Now, that doesn’t mean nothing constructive has happened for Alphabet since July. Since GOOGL began its pullback, the stock also formed what’s known as an “inverted head and shoulders” pattern, denoted with the green lines above. That’s traditionally a bullish set-up.

But there’s one catch -- GOOGL is still working on taking the inverted-head-and-shoulders pattern’s pivot point, also known as the “neckline.” That’s right around $170, but Alphabet was only trading at $162.84 as of Thursday afternoon (Oct. 24).

And oddly, Alphabet has seemed to lose some pizzazz of late with investors. The stock has traded more or less sideways since Oct. 15, forcing GOOGL’s Relative Strength Index (the gray line in the chart above) towards neutral.

The sideways move has also smoothed out Alphabet's daily Moving Average Convergence Divergence (MACD), denoted by the gold and black lines and blue bars at the bottom of the chart.
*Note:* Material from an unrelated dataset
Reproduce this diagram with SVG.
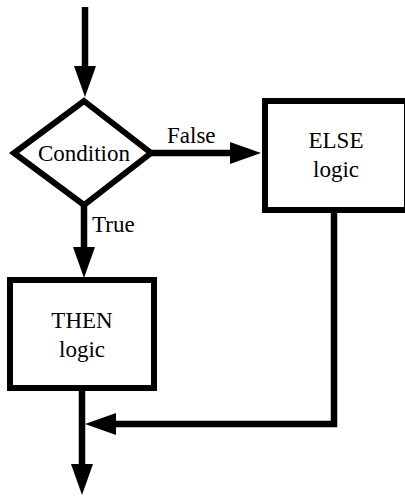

So, while Alphabet’s chart is showing a seemingly bullish inverted-head-and-shoulders pattern as GOOGL moves towards earnings, the stock’s daily MACD looks less optimistic.

The MACD isn’t really bullish or bearish overall, but the histogram of GOOGL’s 9-Day Exponential Moving Average (the blue bars above) has edged into negative territory.

Meanwhile, GOOGL’s 12-Day EMA (the black line above) has slipped below the 26-Day EMA (the gold line), which is historically interpreted as a bearish set-up. This puts pause in the optimism that I first had in seeing GOOGL’s trading pattern.

Add it all up and Alphabet could certainly see a post-earnings breakout -- but if the firm doesn’t send the right signals in answer to investor concerns about capital expenditures and other fundamental issues, anything could happen.

(Disclosure: Moomoo Markets Commentator Stephen “Sarge” Guilfoyle was long Amazon and Microsoft as of the time of writing this column.)